Getting players to respond has never been a problem for Goffredo, who played three years of varsity basketball at Burroughs High then took over the school's freshman team the year after he graduated.
"I loved playing basketball," said Goffredo, who attended Cal State Northridge, "but I was intelligent enough to know that I wasn't going to be a college player."
Goffredo coached the Burroughs freshmen for one season before moving to Crescenta Valley.
With John Wooden, Vince Lombardi and Ed Goorgian as role models, Goffredo molded teams that quickly gained a reputation for their preparedness and discipline.
"I don't know if this is a positive or negative, but I'm very intense," Goffredo said. "I give a lot of intensity to my practices and games and expect that out of my kids.
"I don't think I'm real intelligent and I don't have a lot of great offenses and defenses, but the kids play hard."
As the dean of Glendale-area coaches, Goffredo has seen many changes in high school sports during his tenure at Crescenta Valley.
The school itself has shrunk from a three-year institution with an enrollment of 2,400 to a four-year school with 1,600 students. And while the number of students has decreased, their personal problems have multiplied.
"I think it might have been easier to grow up 20 years ago," Goffredo said. "The kids today have different problems, maybe because there are more split homes than when I started.
"I've become more of a father figure and psychologist, but I enjoy the kids now as much as I ever have."
Goffredo, however, is not as comfortable with the emphasis some coaches place on winning and the lengths they go to achieve that end.
"Some (coaches) start looking at kids when they are six and seven years old and start recruiting them to their schools--that's a sorry state of affairs," Goffredo said. "For me (coaching) is about teaching kids a lot more than just playing basketball.

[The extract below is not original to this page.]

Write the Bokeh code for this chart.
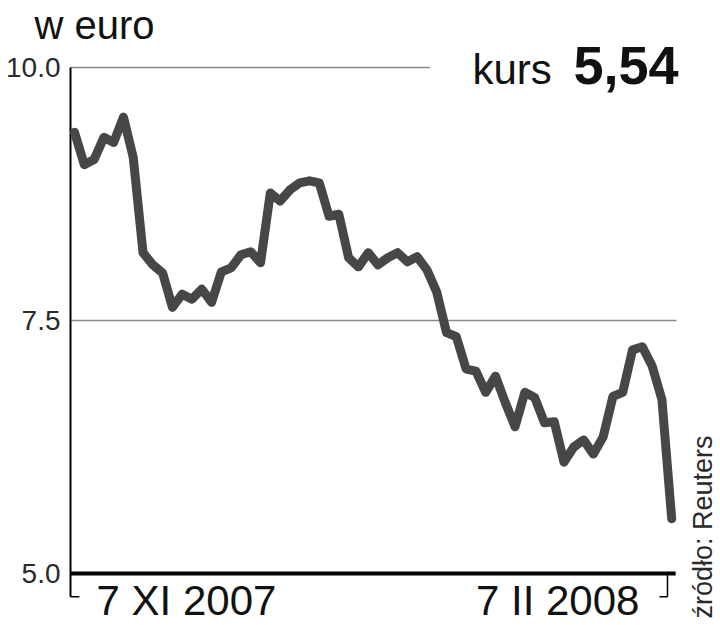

It's manners, how to carry yourself, how to have class and be disciplined.
"The values I try to teach are more life responsibility things that they can carry on to their jobs."
Goffredo, who has been married for 17 years and has three children, is not sure how much longer he will continue coaching.
The original plan, he said, was to coach for six or seven years. Thirteen years later, the responsibility has begun to wear.
"It's become a year-to-year thing," he said. "I've come real close to making it the last."
Goffredo's fate will probably be determined by the outcome of this season.
With six regular season games remaining, it seems likely--but is not necessarily a lock--that the Falcons (7-9 overall, 1-3 in the Pacific League) will get Goffredo to the the 200-victory mark this season.
If Crescenta Valley falls short, Goffredo almost assuredly will be back to reach the plateau next season.
Then again, if the Falcons finish strong, as is their custom under Goffredo, he will probably be inspired to re-up for another campaign.
"It would be tough to walk away because the thing I hold the most dear is the friendships I've gained working with kids," Goffredo said. "The most exciting thing for me is the (team) banquet every year.
"Knowing that kids appreciate the things you do, well, that's one of things that makes coaching special."